[Code that draws figures]
========================================================================

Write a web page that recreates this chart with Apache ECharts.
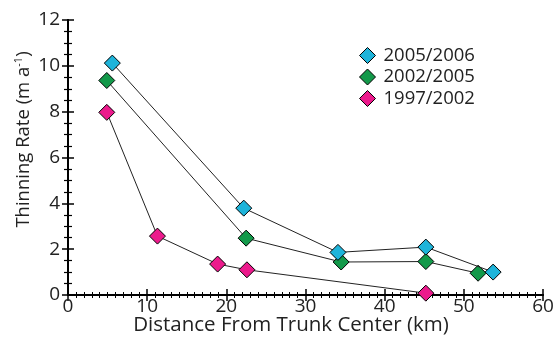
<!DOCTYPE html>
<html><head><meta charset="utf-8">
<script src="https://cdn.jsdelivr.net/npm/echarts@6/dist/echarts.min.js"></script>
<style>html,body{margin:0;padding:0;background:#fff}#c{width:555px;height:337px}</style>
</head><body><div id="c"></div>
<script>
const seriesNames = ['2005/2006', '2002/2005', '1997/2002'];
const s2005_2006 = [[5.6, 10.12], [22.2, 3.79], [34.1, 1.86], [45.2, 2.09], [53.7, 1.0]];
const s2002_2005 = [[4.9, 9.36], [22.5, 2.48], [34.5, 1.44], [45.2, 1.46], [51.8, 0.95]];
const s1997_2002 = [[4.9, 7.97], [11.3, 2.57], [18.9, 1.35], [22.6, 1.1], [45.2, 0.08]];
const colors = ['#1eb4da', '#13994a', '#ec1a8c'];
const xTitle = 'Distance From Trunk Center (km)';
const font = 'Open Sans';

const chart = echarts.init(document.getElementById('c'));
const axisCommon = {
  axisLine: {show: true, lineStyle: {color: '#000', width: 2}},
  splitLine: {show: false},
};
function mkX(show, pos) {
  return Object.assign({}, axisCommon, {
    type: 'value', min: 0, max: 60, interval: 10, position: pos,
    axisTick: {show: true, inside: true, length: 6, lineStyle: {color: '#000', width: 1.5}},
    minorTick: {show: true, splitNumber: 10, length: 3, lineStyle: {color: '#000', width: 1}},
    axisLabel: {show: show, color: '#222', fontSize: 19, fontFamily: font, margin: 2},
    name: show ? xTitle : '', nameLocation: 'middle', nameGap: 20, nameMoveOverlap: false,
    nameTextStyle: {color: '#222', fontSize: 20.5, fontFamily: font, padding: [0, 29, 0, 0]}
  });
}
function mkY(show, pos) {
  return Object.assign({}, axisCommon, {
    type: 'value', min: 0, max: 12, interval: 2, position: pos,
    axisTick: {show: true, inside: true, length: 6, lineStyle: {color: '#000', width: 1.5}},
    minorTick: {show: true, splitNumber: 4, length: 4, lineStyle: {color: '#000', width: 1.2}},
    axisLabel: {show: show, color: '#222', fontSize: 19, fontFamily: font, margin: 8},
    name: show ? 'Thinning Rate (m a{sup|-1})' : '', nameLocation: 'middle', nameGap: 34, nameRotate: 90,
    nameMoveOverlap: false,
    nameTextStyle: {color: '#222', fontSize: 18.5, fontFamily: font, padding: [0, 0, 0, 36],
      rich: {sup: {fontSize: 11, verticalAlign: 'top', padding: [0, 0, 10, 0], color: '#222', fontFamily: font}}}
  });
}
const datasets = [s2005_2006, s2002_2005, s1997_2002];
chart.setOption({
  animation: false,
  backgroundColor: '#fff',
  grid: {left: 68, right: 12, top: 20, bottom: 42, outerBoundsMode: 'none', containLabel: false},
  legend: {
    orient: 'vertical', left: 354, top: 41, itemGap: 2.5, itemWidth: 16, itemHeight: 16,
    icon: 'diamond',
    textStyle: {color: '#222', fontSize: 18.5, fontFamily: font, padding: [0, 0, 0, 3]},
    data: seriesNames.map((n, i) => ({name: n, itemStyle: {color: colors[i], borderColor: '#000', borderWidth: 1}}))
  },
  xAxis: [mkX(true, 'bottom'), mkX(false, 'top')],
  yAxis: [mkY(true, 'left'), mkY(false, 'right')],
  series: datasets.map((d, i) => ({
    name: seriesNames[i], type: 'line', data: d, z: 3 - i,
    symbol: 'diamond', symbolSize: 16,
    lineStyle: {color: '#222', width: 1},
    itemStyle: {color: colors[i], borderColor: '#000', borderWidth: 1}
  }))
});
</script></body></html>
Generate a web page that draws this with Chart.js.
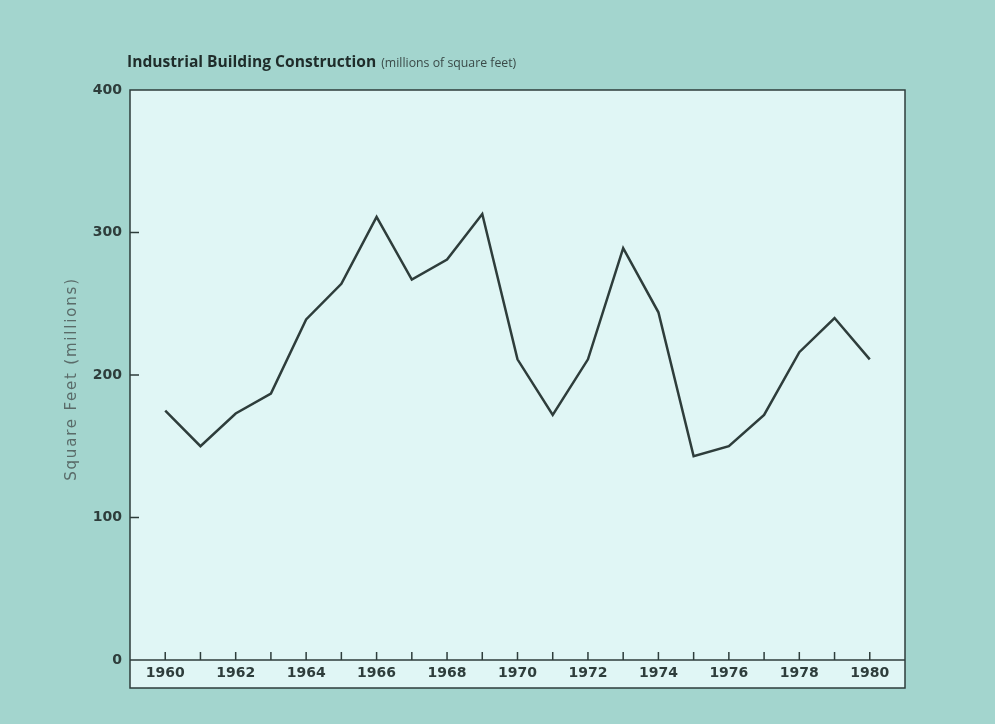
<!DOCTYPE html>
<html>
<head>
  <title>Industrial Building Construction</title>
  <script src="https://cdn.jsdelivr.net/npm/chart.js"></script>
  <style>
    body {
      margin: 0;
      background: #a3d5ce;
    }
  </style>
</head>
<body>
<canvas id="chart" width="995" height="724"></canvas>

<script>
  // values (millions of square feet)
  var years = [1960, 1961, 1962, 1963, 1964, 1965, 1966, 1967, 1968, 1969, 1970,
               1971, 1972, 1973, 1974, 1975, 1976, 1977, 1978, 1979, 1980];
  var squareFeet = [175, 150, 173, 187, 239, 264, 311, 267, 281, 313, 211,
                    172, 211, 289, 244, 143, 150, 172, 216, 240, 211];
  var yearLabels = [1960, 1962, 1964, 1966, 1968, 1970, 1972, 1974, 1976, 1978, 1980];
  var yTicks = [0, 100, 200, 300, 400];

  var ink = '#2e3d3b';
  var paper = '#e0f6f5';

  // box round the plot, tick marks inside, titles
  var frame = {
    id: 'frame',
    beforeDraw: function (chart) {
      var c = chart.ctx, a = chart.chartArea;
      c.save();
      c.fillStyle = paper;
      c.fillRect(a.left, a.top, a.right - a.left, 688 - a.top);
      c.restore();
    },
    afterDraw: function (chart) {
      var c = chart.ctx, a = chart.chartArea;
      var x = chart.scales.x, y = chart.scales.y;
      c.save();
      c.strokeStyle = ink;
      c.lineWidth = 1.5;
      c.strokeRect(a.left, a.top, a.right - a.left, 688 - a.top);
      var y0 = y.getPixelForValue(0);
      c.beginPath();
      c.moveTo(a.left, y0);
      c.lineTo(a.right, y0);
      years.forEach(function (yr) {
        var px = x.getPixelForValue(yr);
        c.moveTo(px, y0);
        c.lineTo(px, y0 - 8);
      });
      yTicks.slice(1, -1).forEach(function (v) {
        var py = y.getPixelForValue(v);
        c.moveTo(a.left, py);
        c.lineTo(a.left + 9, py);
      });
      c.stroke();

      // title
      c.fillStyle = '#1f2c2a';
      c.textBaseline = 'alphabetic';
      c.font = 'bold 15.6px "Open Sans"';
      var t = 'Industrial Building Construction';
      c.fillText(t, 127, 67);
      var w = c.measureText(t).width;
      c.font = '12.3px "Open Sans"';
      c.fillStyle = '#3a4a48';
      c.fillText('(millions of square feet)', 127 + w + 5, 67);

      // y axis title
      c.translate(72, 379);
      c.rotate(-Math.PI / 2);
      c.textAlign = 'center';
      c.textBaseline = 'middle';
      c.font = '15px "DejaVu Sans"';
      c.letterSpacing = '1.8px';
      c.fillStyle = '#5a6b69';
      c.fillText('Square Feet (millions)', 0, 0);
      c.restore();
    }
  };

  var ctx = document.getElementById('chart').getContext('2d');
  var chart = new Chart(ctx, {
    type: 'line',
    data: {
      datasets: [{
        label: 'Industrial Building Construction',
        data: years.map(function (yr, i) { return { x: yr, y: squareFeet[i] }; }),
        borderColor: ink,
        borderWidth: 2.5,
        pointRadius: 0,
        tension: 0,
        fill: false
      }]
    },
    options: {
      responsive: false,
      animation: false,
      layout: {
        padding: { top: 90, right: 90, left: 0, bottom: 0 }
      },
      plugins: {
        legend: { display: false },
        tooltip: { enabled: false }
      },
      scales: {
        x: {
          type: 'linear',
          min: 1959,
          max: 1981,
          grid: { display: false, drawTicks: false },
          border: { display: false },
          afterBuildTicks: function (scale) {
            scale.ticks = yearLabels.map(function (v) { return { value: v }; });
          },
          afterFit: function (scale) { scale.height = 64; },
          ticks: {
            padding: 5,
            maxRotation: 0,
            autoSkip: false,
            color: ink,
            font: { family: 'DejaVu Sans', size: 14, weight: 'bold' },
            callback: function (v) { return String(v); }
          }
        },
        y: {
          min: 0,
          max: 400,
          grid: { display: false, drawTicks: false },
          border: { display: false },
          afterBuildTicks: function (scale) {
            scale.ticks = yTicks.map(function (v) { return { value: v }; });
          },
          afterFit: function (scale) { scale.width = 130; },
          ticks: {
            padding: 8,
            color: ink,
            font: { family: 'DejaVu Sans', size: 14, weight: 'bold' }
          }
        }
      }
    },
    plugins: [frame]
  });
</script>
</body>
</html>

========================================================================

→ **Objective**
Please transcribe, word for word, every line from the first line of the records above through the line containing "const font = 'Open Sans';", and leave out any pictures.

→ **Written response**
Write a web page that recreates this chart with Apache ECharts.
<!DOCTYPE html>
<html><head><meta charset="utf-8">
<script src="https://cdn.jsdelivr.net/npm/echarts@6/dist/echarts.min.js"></script>
<style>html,body{margin:0;padding:0;background:#fff}#c{width:555px;height:337px}</style>
</head><body><div id="c"></div>
<script>
const seriesNames = ['2005/2006', '2002/2005', '1997/2002'];
const s2005_2006 = [[5.6, 10.12], [22.2, 3.79], [34.1, 1.86], [45.2, 2.09], [53.7, 1.0]];
const s2002_2005 = [[4.9, 9.36], [22.5, 2.48], [34.5, 1.44], [45.2, 1.46], [51.8, 0.95]];
const s1997_2002 = [[4.9, 7.97], [11.3, 2.57], [18.9, 1.35], [22.6, 1.1], [45.2, 0.08]];
const colors = ['#1eb4da', '#13994a', '#ec1a8c'];
const xTitle = 'Distance From Trunk Center (km)';
const font = 'Open Sans';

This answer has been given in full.